Workers Compensation Insurance

Retrospective Rating Plans (“Retros”) determine the ultimate premium after the policy expires, or retrospectively. These are not Guaranteed Cost plans since the ultimate premium is determined by the individual insured's loss experience. Retro plans are a simple loss-sensitive alternative to a Guaranteed Cost plan for accounts paying between $150,000 to $500,000 in premium.

The final premium in a Retro is determined based on the actual losses of the policyholder. These plans typically don’t require collateral or a letter of credit for future losses. In a Retro plan, the carrier issues the policy at a rate per payroll and determines an estimated policy premium. The insured pays the policy premium during the policy year. Approximately six months after expiration and annually thereafter, a calculation is made to determine the Retro premium. The Retro premium is subject to a “minimum” (the premium that is the lowest possible regardless of losses) and a “maximum” (the most the insured could possibly pay). The Retro premium is compared to the policy premium and the insured either receives a return or additional premium.
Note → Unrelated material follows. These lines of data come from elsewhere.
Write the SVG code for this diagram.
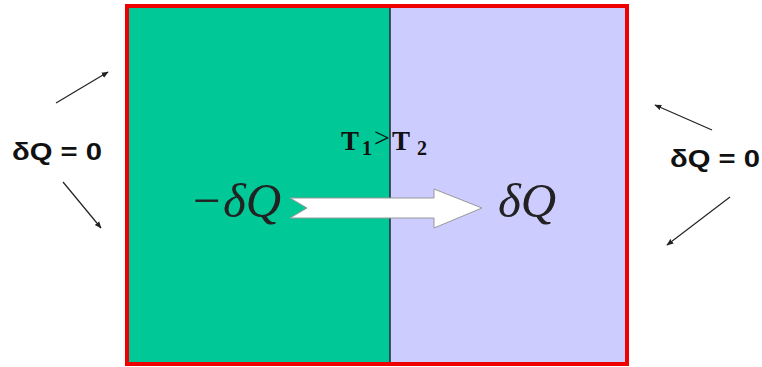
<svg xmlns="http://www.w3.org/2000/svg" width="762" height="367" viewBox="0 0 762 367">
<defs>
<style>
.lbl{font-family:"Liberation Sans",Arial,sans-serif;font-weight:bold;font-size:23px;fill:#111}
.math{font-family:"Liberation Serif","Times New Roman",serif;font-style:italic;font-size:49px;fill:#222}
.tt{font-family:"Liberation Serif","Times New Roman",serif;font-weight:bold;fill:#111}
.conn{stroke:#222;stroke-width:1.2;fill:none;marker-end:url(#ah)}
</style>
<marker id="ah" viewBox="0 0 10 10" refX="9" refY="5" markerWidth="7" markerHeight="7" orient="auto" markerUnits="userSpaceOnUse">
<path d="M0,1 L10,5 L0,9 z" fill="#222"/>
</marker>
</defs>
<rect width="762" height="367" fill="#fff"/>
<g id="hot-body">
<rect x="127" y="6" width="263" height="358" fill="#00C896"/>
</g>
<g id="cold-body">
<rect x="390" y="6" width="237" height="358" fill="#CCCCFF"/>
</g>
<g id="wall">
<line x1="390" y1="6" x2="390" y2="364" stroke="#1a2a33" stroke-width="1.5"/>
<rect x="127" y="6" width="500" height="358" fill="none" stroke="#EE0000" stroke-width="4"/>
</g>
<g id="heat-arrow">
<path d="M290,198 L434,198 L434,189 L482,208 L434,228 L434,218 L290,218 L307,208 z" fill="#fff" stroke="#999" stroke-width="1"/>
</g>
<g id="labels">
<text class="math" x="190" y="217">−δQ</text>
<text class="math" x="498" y="217">δQ</text>
<text class="tt" y="150" font-size="27"><tspan x="341">T</tspan><tspan x="362" y="155" font-size="20">1</tspan><tspan x="374" y="147" font-weight="normal" font-size="28">&gt;</tspan><tspan x="392" y="150">T</tspan><tspan x="417" y="155" font-size="20">2</tspan></text>
<text class="lbl" x="12" y="160" textLength="90" lengthAdjust="spacingAndGlyphs">δQ = 0</text>
<text class="lbl" x="670" y="167" textLength="90" lengthAdjust="spacingAndGlyphs">δQ = 0</text>
</g>
<g id="connectors">
<line class="conn" x1="56" y1="103" x2="108" y2="72"/>
<line class="conn" x1="63" y1="182" x2="101" y2="228"/>
<line class="conn" x1="712" y1="130" x2="655" y2="105"/>
<line class="conn" x1="730" y1="197" x2="667" y2="245"/>
</g>
</svg>
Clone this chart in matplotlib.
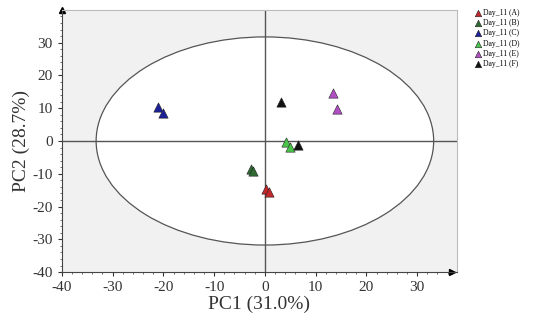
import numpy as np
import matplotlib.pyplot as plt
from matplotlib.patches import Ellipse
from matplotlib.ticker import MultipleLocator

plt.rcParams['font.family'] = ['Liberation Serif', 'DejaVu Serif']
plt.rcParams['axes.unicode_minus'] = False

groups = ['Day_11 (A)', 'Day_11 (B)', 'Day_11 (C)', 'Day_11 (D)', 'Day_11 (E)', 'Day_11 (F)']
colors = ['#c0262a', '#2f6a32', '#1c1f96', '#4ac44a', '#b24ec4', '#111111']
pc1 = [[0.3, 0.8], [-2.7, -2.3], [-21.0, -20.1], [4.2, 4.9], [13.4, 14.2], [3.2, 6.6]]
pc2 = [[-14.6, -15.6], [-8.6, -9.3], [10.3, 8.5], [-0.2, -1.9], [14.6, 9.8], [11.9, -1.1]]

ell_w, ell_h = 66.5, 63.5

fig = plt.figure(figsize=(5.38, 3.29), dpi=100)
ax = fig.add_axes([0.115, 0.173, 0.734, 0.797])
ax.set_facecolor('#f1f1f1')

ax.add_patch(Ellipse((0, 0), ell_w, ell_h, facecolor='white', edgecolor='#555555', lw=0.9, zorder=1))
ax.axhline(0, color='#555555', lw=1.0, zorder=2)
ax.axvline(0, color='#555555', lw=1.0, zorder=2)

for g, c, xs, ys in zip(groups, colors, pc1, pc2):
    ax.scatter(xs, ys, marker='^', s=45, color=c, edgecolors='#222222', linewidths=0.4, label=g, zorder=3)

ax.set_xlim(-40, 37.8)
ax.set_ylim(-40, 40)
ax.xaxis.set_minor_locator(MultipleLocator(2))
ax.yaxis.set_minor_locator(MultipleLocator(2))
ax.set_xticks(np.arange(-40, 31, 10))
ax.set_yticks(np.arange(-40, 31, 10))
ax.tick_params(labelsize=11, length=3, color='#333333', labelcolor='#333333')
ax.tick_params(which='minor', length=1.5, color='#555555')

for s in ['top', 'right']:
    ax.spines[s].set_color('#bbbbbb')
for s in ['left', 'bottom']:
    ax.spines[s].set_color('#444444')

# arrow heads at the axis ends
ax.plot([0], [1], marker='^', ms=4, color='black', transform=ax.transAxes, clip_on=False)
ax.plot([0.987], [0], marker='>', ms=4, color='black', transform=ax.transAxes, clip_on=False)

ax.set_xlabel('PC1 (31.0%)', fontsize=14, labelpad=1, color='#333333')
ax.set_ylabel('PC2 (28.7%)', fontsize=14, labelpad=2, color='#333333')

fig.legend(loc='upper left', bbox_to_anchor=(0.875, 0.985), frameon=False, fontsize=5.5,
           handletextpad=0.1, labelspacing=0.3, borderpad=0, handlelength=1.0, markerscale=0.7)

fig.savefig('out.png', dpi=100)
For accounts that take an active role in controlling losses, the premium ultimately charged in a Retro can be significantly lower than a guaranteed cost alternative. The ability to predict losses accurately and reasonably is an important consideration in determining what factors work best for your exposures and your experience. All of the factors — basic, minimum, maximum, and loss — can be varied to match any insured’s particular situation.